WHAT THE EXERCISE ASKS »
Scan the data for "matplotlib" and copy the lines it appears in.

** start of DATA EXTRACT **

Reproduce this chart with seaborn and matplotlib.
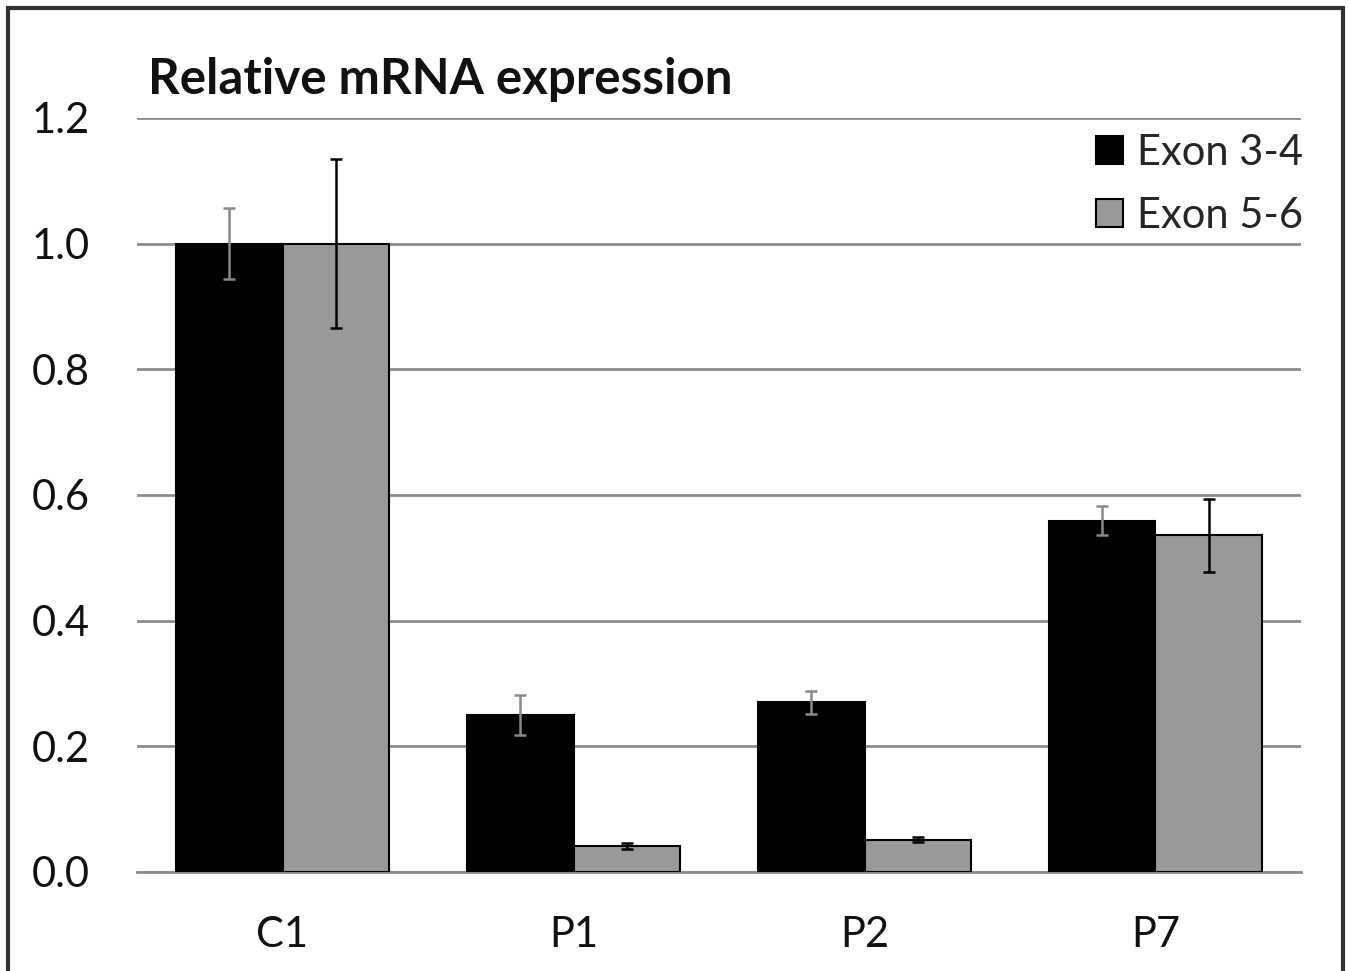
import matplotlib
matplotlib.use("Agg")
import matplotlib.pyplot as plt
import matplotlib.patches as mpatches
import seaborn as sns
import pandas as pd

# values
samples = ['C1', 'P1', 'P2', 'P7']
exon34 = [1.0, 0.25, 0.27, 0.559]
exon34_err = [0.057, 0.032, 0.018, 0.023]
exon56 = [1.0, 0.041, 0.051, 0.536]
exon56_err = [0.135, 0.005, 0.004, 0.058]
series = ['Exon 3-4', 'Exon 5-6']
colors = ['#000000', '#999999']
err_colors = ['#8a8a8a', '#000000']

df = pd.DataFrame({
    'sample': samples * 2,
    'value': exon34 + exon56,
    'err': exon34_err + exon56_err,
    'series': [series[0]] * 4 + [series[1]] * 4,
})

sns.set_style('white')
plt.rcParams['font.family'] = ['Lato', 'DejaVu Sans']

fig = plt.figure(figsize=(13.49, 9.71), dpi=100)
ax = fig.add_axes([0.1016, 0.102, 0.8628, 0.7765])

sns.barplot(data=df, x='sample', y='value', hue='series', order=samples,
            hue_order=series, palette=colors, width=0.73, errorbar=None,
            edgecolor='black', linewidth=1.5, saturation=1, ax=ax, zorder=3)

# error bars placed at bar centres
bar_conts = list(ax.containers)
for i, cont in enumerate(bar_conts):
    vals = exon34 if i == 0 else exon56
    errs = exon34_err if i == 0 else exon56_err
    xs = [b.get_x() + b.get_width() / 2 for b in cont.patches]
    ax.errorbar(xs, vals, yerr=errs, fmt='none', ecolor=err_colors[i],
                elinewidth=1.8, capsize=4, capthick=1.8, zorder=4)

ax.set_ylim(0, 1.2)
ax.set_xlim(-0.5, 3.5)
ax.set_yticks([0, 0.2, 0.4, 0.6, 0.8, 1.0, 1.2])
ax.set_yticklabels(['0.0', '0.2', '0.4', '0.6', '0.8', '1.0', '1.2'])
ax.yaxis.grid(True, color='#8c8c8c', linewidth=2.0, zorder=0)
ax.set_axisbelow(True)
for s in ['left', 'right', 'top']:
    ax.spines[s].set_visible(False)
ax.spines['bottom'].set_color('#8c8c8c')
ax.spines['bottom'].set_linewidth(2.0)
ax.tick_params(axis='y', length=0, pad=34, labelsize=30, colors='#111111')
ax.tick_params(axis='x', length=0, pad=32, labelsize=30, colors='#111111')
ax.set_xlabel('')
ax.set_ylabel('')

handles = [mpatches.Patch(facecolor=c, edgecolor='black', linewidth=1.5) for c in colors]
ax.legend(handles, series, loc='upper right', bbox_to_anchor=(1.027, 1.018),
          frameon=False, fontsize=30, handlelength=0.65, handleheight=0.65,
          handletextpad=0.35, labelspacing=0.6, borderaxespad=0.3)

fig.text(0.1097, 0.918, 'Relative mRNA expression', fontsize=35.5,
         fontweight='bold', ha='left', va='center', color='#111111')

# outer frame around the figure
frame = mpatches.Rectangle((8 / 1349, -0.02), 1335 / 1349, 1.0 - 8 / 971 + 0.02,
                           transform=fig.transFigure, fill=False,
                           edgecolor='#333333', linewidth=3, clip_on=False)
fig.patches.append(frame)

fig.savefig('out.png', dpi=100)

** end of DATA EXTRACT **

FINISHED TASK »
Reproduce this chart with seaborn and matplotlib.
import matplotlib
matplotlib.use("Agg")
import matplotlib.pyplot as plt
import matplotlib.patches as mpatches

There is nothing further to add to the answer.